Source material:
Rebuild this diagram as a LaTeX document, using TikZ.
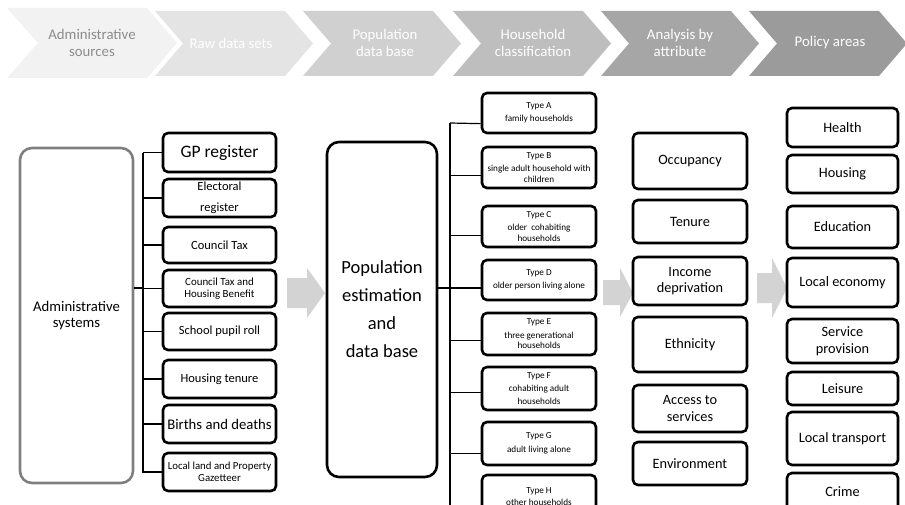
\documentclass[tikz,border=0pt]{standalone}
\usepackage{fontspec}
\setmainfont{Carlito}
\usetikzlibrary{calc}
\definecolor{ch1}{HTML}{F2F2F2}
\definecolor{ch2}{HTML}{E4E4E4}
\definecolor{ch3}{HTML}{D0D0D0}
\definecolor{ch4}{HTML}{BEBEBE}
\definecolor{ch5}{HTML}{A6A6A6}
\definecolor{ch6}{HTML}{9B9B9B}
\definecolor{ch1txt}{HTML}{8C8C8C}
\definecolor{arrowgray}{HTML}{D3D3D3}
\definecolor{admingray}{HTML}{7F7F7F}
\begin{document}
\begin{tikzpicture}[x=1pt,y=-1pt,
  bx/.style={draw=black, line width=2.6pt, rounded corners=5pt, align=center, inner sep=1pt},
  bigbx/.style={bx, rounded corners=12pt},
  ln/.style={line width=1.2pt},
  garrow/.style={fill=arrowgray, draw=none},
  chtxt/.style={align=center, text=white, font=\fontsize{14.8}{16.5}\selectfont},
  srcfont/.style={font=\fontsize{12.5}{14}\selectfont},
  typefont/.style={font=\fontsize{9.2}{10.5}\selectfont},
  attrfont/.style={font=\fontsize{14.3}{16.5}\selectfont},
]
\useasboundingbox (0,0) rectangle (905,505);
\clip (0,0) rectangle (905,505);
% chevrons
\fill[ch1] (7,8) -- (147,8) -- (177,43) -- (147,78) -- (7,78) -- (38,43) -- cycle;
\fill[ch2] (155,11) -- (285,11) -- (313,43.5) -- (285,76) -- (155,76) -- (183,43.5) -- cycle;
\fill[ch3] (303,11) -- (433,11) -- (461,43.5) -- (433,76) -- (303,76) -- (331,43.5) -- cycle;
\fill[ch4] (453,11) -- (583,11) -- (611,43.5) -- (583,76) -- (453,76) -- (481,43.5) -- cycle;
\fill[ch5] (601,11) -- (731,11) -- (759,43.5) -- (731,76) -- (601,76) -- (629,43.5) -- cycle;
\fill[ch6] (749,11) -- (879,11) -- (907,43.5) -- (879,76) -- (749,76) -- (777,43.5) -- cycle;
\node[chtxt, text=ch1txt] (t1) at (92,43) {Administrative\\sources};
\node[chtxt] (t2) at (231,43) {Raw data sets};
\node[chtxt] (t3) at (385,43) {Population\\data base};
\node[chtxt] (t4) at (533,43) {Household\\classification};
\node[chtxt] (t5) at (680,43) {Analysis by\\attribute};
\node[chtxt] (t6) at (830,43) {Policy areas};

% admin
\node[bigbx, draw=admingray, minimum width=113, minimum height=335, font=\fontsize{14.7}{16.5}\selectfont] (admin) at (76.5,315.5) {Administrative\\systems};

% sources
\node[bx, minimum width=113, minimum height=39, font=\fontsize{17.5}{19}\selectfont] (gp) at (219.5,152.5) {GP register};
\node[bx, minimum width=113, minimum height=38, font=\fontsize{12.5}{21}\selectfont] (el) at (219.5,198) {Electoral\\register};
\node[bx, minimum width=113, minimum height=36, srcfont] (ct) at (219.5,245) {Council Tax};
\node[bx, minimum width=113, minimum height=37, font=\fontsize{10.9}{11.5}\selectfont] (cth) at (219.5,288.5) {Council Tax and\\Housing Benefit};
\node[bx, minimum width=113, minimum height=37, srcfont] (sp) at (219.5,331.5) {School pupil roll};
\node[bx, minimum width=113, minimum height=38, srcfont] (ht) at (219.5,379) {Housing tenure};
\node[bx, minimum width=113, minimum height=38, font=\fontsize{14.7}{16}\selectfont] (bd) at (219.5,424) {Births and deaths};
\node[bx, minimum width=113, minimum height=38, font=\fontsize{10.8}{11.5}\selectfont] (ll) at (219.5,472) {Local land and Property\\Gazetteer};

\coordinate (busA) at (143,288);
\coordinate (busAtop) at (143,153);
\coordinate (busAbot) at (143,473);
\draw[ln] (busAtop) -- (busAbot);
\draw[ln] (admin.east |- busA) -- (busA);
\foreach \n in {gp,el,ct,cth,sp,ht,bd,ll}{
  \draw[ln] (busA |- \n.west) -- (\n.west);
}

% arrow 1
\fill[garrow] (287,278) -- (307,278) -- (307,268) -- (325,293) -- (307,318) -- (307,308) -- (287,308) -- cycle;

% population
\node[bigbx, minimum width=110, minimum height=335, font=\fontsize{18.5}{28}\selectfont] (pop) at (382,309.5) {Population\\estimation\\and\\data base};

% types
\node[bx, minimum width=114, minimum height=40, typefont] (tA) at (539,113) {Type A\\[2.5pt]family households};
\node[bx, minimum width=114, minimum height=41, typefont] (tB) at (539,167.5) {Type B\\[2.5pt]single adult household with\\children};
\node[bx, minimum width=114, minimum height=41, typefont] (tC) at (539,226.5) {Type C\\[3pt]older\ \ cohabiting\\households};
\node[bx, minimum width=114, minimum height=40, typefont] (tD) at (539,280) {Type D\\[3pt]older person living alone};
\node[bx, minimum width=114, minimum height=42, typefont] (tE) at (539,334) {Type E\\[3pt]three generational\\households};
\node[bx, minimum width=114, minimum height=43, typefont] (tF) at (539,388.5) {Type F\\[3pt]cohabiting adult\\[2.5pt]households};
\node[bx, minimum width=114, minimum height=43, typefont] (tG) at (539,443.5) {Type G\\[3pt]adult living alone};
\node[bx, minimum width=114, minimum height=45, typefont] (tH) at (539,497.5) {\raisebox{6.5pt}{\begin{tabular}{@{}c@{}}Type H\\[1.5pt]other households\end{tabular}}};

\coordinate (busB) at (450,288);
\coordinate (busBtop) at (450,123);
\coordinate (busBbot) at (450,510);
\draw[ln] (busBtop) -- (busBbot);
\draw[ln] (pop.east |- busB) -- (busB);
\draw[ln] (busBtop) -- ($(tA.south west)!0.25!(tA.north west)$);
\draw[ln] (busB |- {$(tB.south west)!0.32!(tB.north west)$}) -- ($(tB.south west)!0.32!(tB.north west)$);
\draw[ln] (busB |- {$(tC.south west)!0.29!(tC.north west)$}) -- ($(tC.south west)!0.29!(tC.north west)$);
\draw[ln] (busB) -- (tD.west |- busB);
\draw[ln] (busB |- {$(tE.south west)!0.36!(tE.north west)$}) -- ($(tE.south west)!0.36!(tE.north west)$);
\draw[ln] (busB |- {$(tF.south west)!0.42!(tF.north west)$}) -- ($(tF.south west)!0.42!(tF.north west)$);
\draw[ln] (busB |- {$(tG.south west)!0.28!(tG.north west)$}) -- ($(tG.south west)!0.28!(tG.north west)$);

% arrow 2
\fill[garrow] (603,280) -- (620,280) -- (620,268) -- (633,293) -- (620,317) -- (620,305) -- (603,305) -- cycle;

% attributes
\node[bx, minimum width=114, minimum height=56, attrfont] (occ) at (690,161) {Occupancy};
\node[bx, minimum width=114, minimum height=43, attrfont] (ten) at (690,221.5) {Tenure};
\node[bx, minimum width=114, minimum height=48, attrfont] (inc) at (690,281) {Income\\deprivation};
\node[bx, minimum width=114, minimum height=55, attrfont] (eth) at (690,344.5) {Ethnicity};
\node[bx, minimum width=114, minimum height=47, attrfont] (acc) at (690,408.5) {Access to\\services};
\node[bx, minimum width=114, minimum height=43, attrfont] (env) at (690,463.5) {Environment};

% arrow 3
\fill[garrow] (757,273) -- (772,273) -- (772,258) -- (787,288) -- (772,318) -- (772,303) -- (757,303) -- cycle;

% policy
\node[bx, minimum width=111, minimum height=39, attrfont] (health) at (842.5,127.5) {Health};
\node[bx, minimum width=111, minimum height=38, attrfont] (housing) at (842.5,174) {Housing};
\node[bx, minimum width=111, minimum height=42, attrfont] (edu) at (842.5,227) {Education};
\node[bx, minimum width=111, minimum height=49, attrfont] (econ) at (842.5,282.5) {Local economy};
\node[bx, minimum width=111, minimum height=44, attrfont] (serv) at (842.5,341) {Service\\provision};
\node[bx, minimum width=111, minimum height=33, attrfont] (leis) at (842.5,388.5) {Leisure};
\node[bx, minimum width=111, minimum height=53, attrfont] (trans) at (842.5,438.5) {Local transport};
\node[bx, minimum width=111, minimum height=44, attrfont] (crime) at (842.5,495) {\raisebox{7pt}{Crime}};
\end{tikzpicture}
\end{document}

Exercise: Up to and including the line containing "(admin) at (76.5,315.5)", repeat every line from the start of the data, but none of the pictures.

Expected answer:
Rebuild this diagram as a LaTeX document, using TikZ.
\documentclass[tikz,border=0pt]{standalone}
\usepackage{fontspec}
\setmainfont{Carlito}
\usetikzlibrary{calc}
\definecolor{ch1}{HTML}{F2F2F2}
\definecolor{ch2}{HTML}{E4E4E4}
\definecolor{ch3}{HTML}{D0D0D0}
\definecolor{ch4}{HTML}{BEBEBE}
\definecolor{ch5}{HTML}{A6A6A6}
\definecolor{ch6}{HTML}{9B9B9B}
\definecolor{ch1txt}{HTML}{8C8C8C}
\definecolor{arrowgray}{HTML}{D3D3D3}
\definecolor{admingray}{HTML}{7F7F7F}
\begin{document}
\begin{tikzpicture}[x=1pt,y=-1pt,
  bx/.style={draw=black, line width=2.6pt, rounded corners=5pt, align=center, inner sep=1pt},
  bigbx/.style={bx, rounded corners=12pt},
  ln/.style={line width=1.2pt},
  garrow/.style={fill=arrowgray, draw=none},
  chtxt/.style={align=center, text=white, font=\fontsize{14.8}{16.5}\selectfont},
  srcfont/.style={font=\fontsize{12.5}{14}\selectfont},
  typefont/.style={font=\fontsize{9.2}{10.5}\selectfont},
  attrfont/.style={font=\fontsize{14.3}{16.5}\selectfont},
]
\useasboundingbox (0,0) rectangle (905,505);
\clip (0,0) rectangle (905,505);
% chevrons
\fill[ch1] (7,8) -- (147,8) -- (177,43) -- (147,78) -- (7,78) -- (38,43) -- cycle;
\fill[ch2] (155,11) -- (285,11) -- (313,43.5) -- (285,76) -- (155,76) -- (183,43.5) -- cycle;
\fill[ch3] (303,11) -- (433,11) -- (461,43.5) -- (433,76) -- (303,76) -- (331,43.5) -- cycle;
\fill[ch4] (453,11) -- (583,11) -- (611,43.5) -- (583,76) -- (453,76) -- (481,43.5) -- cycle;
\fill[ch5] (601,11) -- (731,11) -- (759,43.5) -- (731,76) -- (601,76) -- (629,43.5) -- cycle;
\fill[ch6] (749,11) -- (879,11) -- (907,43.5) -- (879,76) -- (749,76) -- (777,43.5) -- cycle;
\node[chtxt, text=ch1txt] (t1) at (92,43) {Administrative\\sources};
\node[chtxt] (t2) at (231,43) {Raw data sets};
\node[chtxt] (t3) at (385,43) {Population\\data base};
\node[chtxt] (t4) at (533,43) {Household\\classification};
\node[chtxt] (t5) at (680,43) {Analysis by\\attribute};
\node[chtxt] (t6) at (830,43) {Policy areas};

% admin
\node[bigbx, draw=admingray, minimum width=113, minimum height=335, font=\fontsize{14.7}{16.5}\selectfont] (admin) at (76.5,315.5) {Administrative\\systems};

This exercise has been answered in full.